The signals that help you make better financial choices usually come down to plain things: clear fees, clear controls, and clear accountability when something goes wrong. By practicing data minimization and monitoring your revocation lifecycle, you ensure your information only works for you. Your money data tells your story; when it is portable and understandable, you finally gain leverage over your banking future.
Common Questions About CFPB Open Banking and Personal Financial Data Rights
Is CFPB Open Banking on hold?
A federal court recently blocked enforcement while the rule is reconsidered. While the statutory authority remains, the exact rollout timeline for these data rights is currently in flux.
What data can be shared under Section 1033?
You can share your transaction history, account balances, and specific account terms. This allows authorized third-party apps to help you budget or find better financial products.
Does revoking access delete my bank data?
Revoking access stops new data from flowing to an app. To remove records already stored by that company, you usually need to follow a separate deletion process within their specific portal.
How do I reduce bank overdraft fees quickly?
Set up real-time low-balance alerts, map your bill timing to your paydays, and maintain a small buffer in your checking account to absorb processing delays.
Is it safe to link my bank account to an app?
Safety depends on the connection method.
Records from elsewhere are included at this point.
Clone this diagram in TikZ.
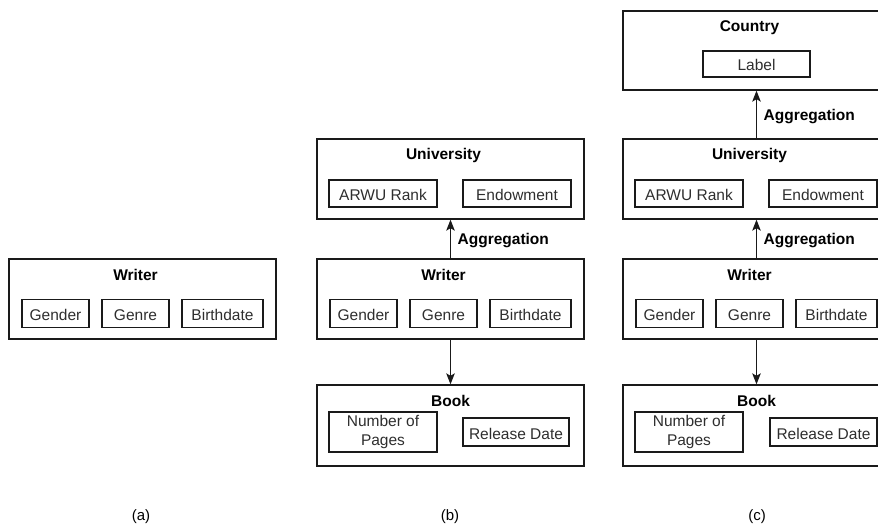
\documentclass[tikz,border=0pt]{standalone}
\usepackage{fontspec}
\setmainfont{Liberation Sans}
\usetikzlibrary{arrows.meta}
\definecolor{edge}{HTML}{1A1A1A}
\definecolor{attrtext}{HTML}{2E2E2E}
\begin{document}
\begin{tikzpicture}[x=1pt,y=-1pt,
  panel/.style={draw=edge,line width=1.3pt,rectangle,inner sep=0,minimum width=267pt},
  ttl/.style={font=\fontsize{15.5pt}{19pt}\selectfont\bfseries,inner sep=0,
    text height=11.1pt,text depth=0pt},
  attrbase/.style={draw=edge,line width=1.2pt,rectangle,inner sep=0,minimum height=28pt,
    text=attrtext,font=\fontsize{15.5pt}{19pt}\selectfont,align=center},
  attr/.style={attrbase,text height=15pt,text depth=1pt},
  arr/.style={draw=edge,line width=1.3pt,-{Stealth[length=11pt,width=8.5pt,inset=2.5pt]}},
  agg/.style={ttl,anchor=west,xshift=6.5pt},
  captext/.style={font=\fontsize{15pt}{18pt}\selectfont,inner sep=0}]
\useasboundingbox (0,0) rectangle (878,526);
\clip (0,0) rectangle (878,526);

% (a) single entity
\node[panel,minimum height=80pt] (aW) at (142.5,299) {};
\node[ttl] (aWt) at (135.5,274.5) {Writer};
\node[attr,minimum width=67pt] (aW1) at (55.5,313.5) {Gender};
\node[attr,minimum width=67pt] (aW2) at (135.5,313.5) {Genre};
\node[attr,minimum width=81pt] (aW3) at (222.5,313.5) {Birthdate};

% (b) writer with university and book
\node[panel,minimum height=80pt] (bU) at (450.5,179) {};
\node[ttl] (bUt) at (443.5,153.5) {University};
\node[attr,minimum width=108pt,minimum height=27pt] (bU1) at (383,193.5) {ARWU Rank};
\node[attr,minimum width=108pt,minimum height=27pt] (bU2) at (517,193.5) {Endowment};

\node[panel,minimum height=80pt] (bW) at (450.5,299) {};
\node[ttl] (bWt) at (443.5,274.5) {Writer};
\node[attr,minimum width=67pt] (bW1) at (363.5,313.5) {Gender};
\node[attr,minimum width=67pt] (bW2) at (443.5,313.5) {Genre};
\node[attr,minimum width=81pt] (bW3) at (530.5,313.5) {Birthdate};

\node[panel,minimum height=81pt] (bB) at (450.5,425.5) {};
\node[ttl] (bBt) at (450.5,401) {Book};
\node[attrbase,minimum width=108pt,minimum height=40pt] (bB1) at (383,432) {Number of\\Pages};
\node[attr,minimum width=106pt] (bB2) at (516,432) {Release Date};

\draw[arr] (bW.north) -- (bU.south) node[agg,midway] {Aggregation};
\draw[arr] (bW.south) -- (bB.north);

% (c) writer with university, country and book
\node[panel,minimum height=79pt] (cC) at (756.5,50.5) {};
\node[ttl] (cCt) at (749.5,25.5) {Country};
\node[attr,minimum width=107pt,minimum height=26pt] (cC1) at (756.5,64) {Label};

\node[panel,minimum height=80pt] (cU) at (756.5,179) {};
\node[ttl] (cUt) at (749.5,153.5) {University};
\node[attr,minimum width=108pt,minimum height=27pt] (cU1) at (689,193.5) {ARWU Rank};
\node[attr,minimum width=108pt,minimum height=27pt] (cU2) at (823,193.5) {Endowment};

\node[panel,minimum height=80pt] (cW) at (756.5,299) {};
\node[ttl] (cWt) at (749.5,274.5) {Writer};
\node[attr,minimum width=67pt] (cW1) at (669.5,313.5) {Gender};
\node[attr,minimum width=67pt] (cW2) at (749.5,313.5) {Genre};
\node[attr,minimum width=81pt] (cW3) at (836.5,313.5) {Birthdate};

\node[panel,minimum height=81pt] (cB) at (756.5,425.5) {};
\node[ttl] (cBt) at (756.5,401) {Book};
\node[attrbase,minimum width=108pt,minimum height=40pt] (cB1) at (689,432) {Number of\\Pages};
\node[attr,minimum width=107pt] (cB2) at (823.5,432) {Release Date};

\draw[arr] (cU.north) -- (cC.south) node[agg,midway] {Aggregation};
\draw[arr] (cW.north) -- (cU.south) node[agg,midway] {Aggregation};
\draw[arr] (cW.south) -- (cB.north);

% captions
\node[captext] (capa) at (141,517) {(a)};
\node[captext] (capb) at (450,517) {(b)};
\node[captext] (capc) at (757,517) {(c)};
\end{tikzpicture}
\end{document}
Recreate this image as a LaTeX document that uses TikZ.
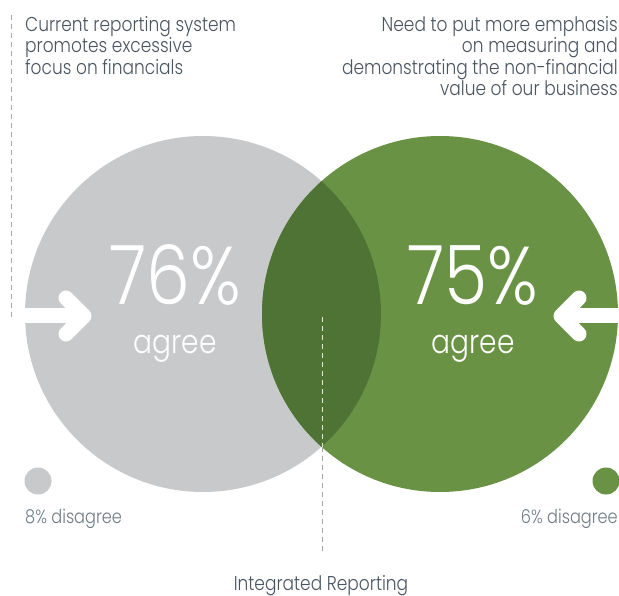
\documentclass[tikz,border=0pt]{standalone}
\usepackage{fontspec}
\setmainfont{Poppins}[UprightFont=* Light, FakeStretch=0.85]
\usetikzlibrary{positioning}
\definecolor{circgray}{HTML}{C8C9CB}
\definecolor{circgreen}{HTML}{6A9244}
\definecolor{lensgreen}{HTML}{4E7335}
\definecolor{headtext}{HTML}{4A5560}
\definecolor{lowtext}{HTML}{6F7B85}
\definecolor{leader}{HTML}{A8A8A8}
\tikzstyle{venn} = [circle, minimum size=356pt, inner sep=0pt]
\tikzstyle{dot} = [circle, minimum size=27pt, inner sep=0pt]
\tikzstyle{head} = [inner sep=0pt, text=headtext, font=\fontsize{20}{21.5}\selectfont]
\tikzstyle{big} = [inner sep=0pt, text=white, font=\fontsize{82}{82}\selectfont]
\tikzstyle{word} = [inner sep=0pt, text=white, font=\fontsize{33}{33}\selectfont]
\tikzstyle{low} = [inner sep=0pt, text=lowtext, font=\fontsize{19}{19}\selectfont]
\tikzstyle{leaderline} = [draw=leader, line width=0.8pt, dash pattern=on 5pt off 4pt]
\tikzstyle{pointer} = [draw=white, line width=15pt, line cap=round, line join=round]

\begin{document}
\begin{tikzpicture}[x=1pt,y=-1pt]
  \useasboundingbox (0,0) rectangle (619,596);
  % circles
  \node[venn, fill=circgray] (gray) at (203,314) {};
  \node[venn, fill=circgreen] (green) at (440,314) {};
  \begin{scope}
    \clip (203,314) circle (178);
    \fill[lensgreen] (440,314) circle (178);
  \end{scope}
  % leaders
  \coordinate (lt) at (11,15);
  \coordinate (lb) at (11,318);
  \draw[leaderline] (lt) -- (lb);
  \coordinate (ct) at (322,317);
  \coordinate (cm) at (322,447);
  \coordinate (cb) at (322,554);
  \draw[leaderline, draw=white!85!lensgreen] (ct) -- (cm);
  \draw[leaderline] (cm) -- (cb);
  % arrows
  \draw[pointer, line cap=butt] (20,316) -- (84,316);
  \draw[pointer] (66,298) -- (84,316) -- (66,334);
  \draw[pointer, line cap=butt] (625,316) -- (561,316);
  \draw[pointer] (579,298) -- (561,316) -- (579,334);
  % texts
  \node[head, anchor=north west, align=left] (lefthead) at (25,16)
    {Current reporting system\\promotes excessive\\focus on financials};
  \node[head, anchor=north east, align=right] (righthead) at (618,16)
    {Need to put more emphasis\\on measuring and\\demonstrating the non-financial\\value of our business};
  \node[big, anchor=base] (leftnum) at (175,305) {76\%};
  \node[word, anchor=base] (leftword) at (175,353) {agree};
  \node[big, anchor=base] (rightnum) at (473,305) {75\%};
  \node[word, anchor=base] (rightword) at (473,353) {agree};
  \node[dot, fill=circgray] (leftdot) at (38,481) {};
  \node[dot, fill=circgreen] (rightdot) at (606,481) {};
  \node[low, anchor=base west] (leftlow) at (25,523) {8\% disagree};
  \node[low, anchor=base east] (rightlow) at (618,523) {6\% disagree};
  \node[head, anchor=base] (bottom) at (321,590) {Integrated Reporting};
\end{tikzpicture}
\end{document}
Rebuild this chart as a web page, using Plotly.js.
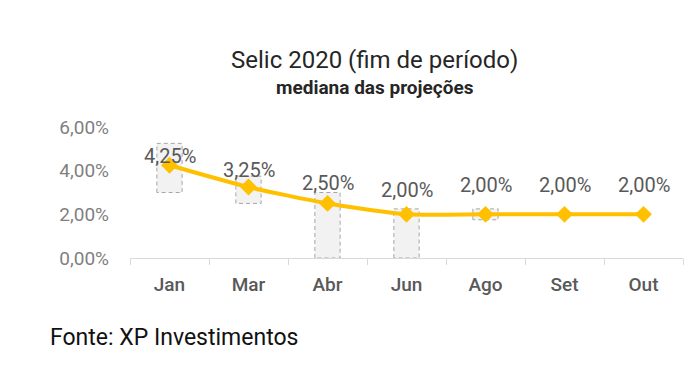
<!DOCTYPE html>
<html><head><meta charset="utf-8">
<script src="https://cdn.plot.ly/plotly-3.0.1.min.js"></script>
<style>html,body{margin:0;padding:0;background:#fff}</style>
</head><body><div id="chart" style="width:700px;height:378px"></div>
<script>
const months = ["Jan","Mar","Abr","Jun","Ago","Set","Out"];
const median = [4.25,3.25,2.50,2.00,2.00,2.00,2.00];
const rangeLow = [3.00,2.50,0.00,0.00,1.75,null,null];
const rangeHigh = [5.25,3.75,3.00,2.25,2.25,null,null];
const labels = median.map(v => v.toFixed(2).replace('.', ',') + '%');
const labelShift = [9,17,20,24,29,29,29];

const bars = {
  type: 'bar', x: months,
  y: rangeHigh.map((h,i) => h==null ? null : h - rangeLow[i]),
  base: rangeLow,
  width: 0.32,
  marker: {color: '#f2f2f2', line: {color: '#a6a6a6', width: 1}},
  hoverinfo: 'skip', showlegend: false
};
const line = {
  type: 'scatter', mode: 'lines+markers', x: months, y: median,
  line: {color: '#FFC000', width: 4, shape: 'spline', smoothing: 0.6},
  marker: {symbol: 'diamond', size: 13, color: '#FFC000'},
  showlegend: false, cliponaxis: false
};
const valueLabels = months.map((m,i) => ({
  x: m, y: median[i], xref: 'x', yref: 'y', text: labels[i], showarrow: false,
  yshift: labelShift[i], yanchor: 'middle',
  font: {family: 'Roboto, sans-serif', size: 20, color: '#595959'}
}));
const layout = {
  width: 700, height: 378,
  margin: {l: 130, r: 17, t: 127, b: 120},
  paper_bgcolor: '#fff', plot_bgcolor: '#fff',
  font: {family: 'Roboto, sans-serif'},
  xaxis: {
    type: 'category', showgrid: false, showline: true, linecolor: '#d9d9d9', linewidth: 1,
    ticks: 'outside', tickson: 'boundaries', ticklen: 6, tickcolor: '#d9d9d9',
    tickfont: {family: 'Roboto, sans-serif', size: 19, color: '#595959', weight: 500},
    ticklabelstandoff: 9
  },
  yaxis: {
    range: [0, 6], tickvals: [0,2,4,6],
    ticktext: ['0,00%','2,00%','4,00%','6,00%'],
    showgrid: false, zeroline: false, showline: false,
    tickfont: {family: 'Roboto, sans-serif', size: 19, color: '#7f7f7f'},
    ticklabelstandoff: 20
  },
  annotations: [
    {xref: 'paper', yref: 'paper', x: 0.443, y: 1.511, yanchor: 'middle', text: 'Selic 2020 (fim de período)',
     showarrow: false, font: {family: 'Roboto, sans-serif', size: 24, color: '#262626'}},
    {xref: 'paper', yref: 'paper', x: 0.443, y: 1.298, yanchor: 'middle', text: 'mediana das projeções',
     showarrow: false, font: {family: 'Roboto, sans-serif', size: 19, color: '#262626', weight: 700}},
    {xref: 'paper', yref: 'paper', x: -0.148, y: -0.61, xanchor: 'left', yanchor: 'middle', text: 'Fonte: XP Investimentos',
     showarrow: false, font: {family: 'Roboto, sans-serif', size: 23, color: '#111'}}
  ].concat(valueLabels)
};
Plotly.newPlot('chart', [bars, line], layout, {displayModeBar: false, staticPlot: true}).then(() => {
  document.querySelectorAll('.bars path').forEach(p => { p.style.strokeDasharray = '4,3'; });
});
</script></body></html>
It is best to use apps that connect via secure APIs rather than password sharing (screen scraping) and offer clear permission dashboards.
What can you do if an overdraft fee feels wrong?
The instructions for disputing an overdraft fee from the CFPB explain opt-in rules in plain terms, including when a bank cannot charge a fee without your explicit consent.
When a problem does not resolve through normal customer service, the process for filing a consumer banking complaint can route your concern directly to the company for a response and create a paper trail for follow-up.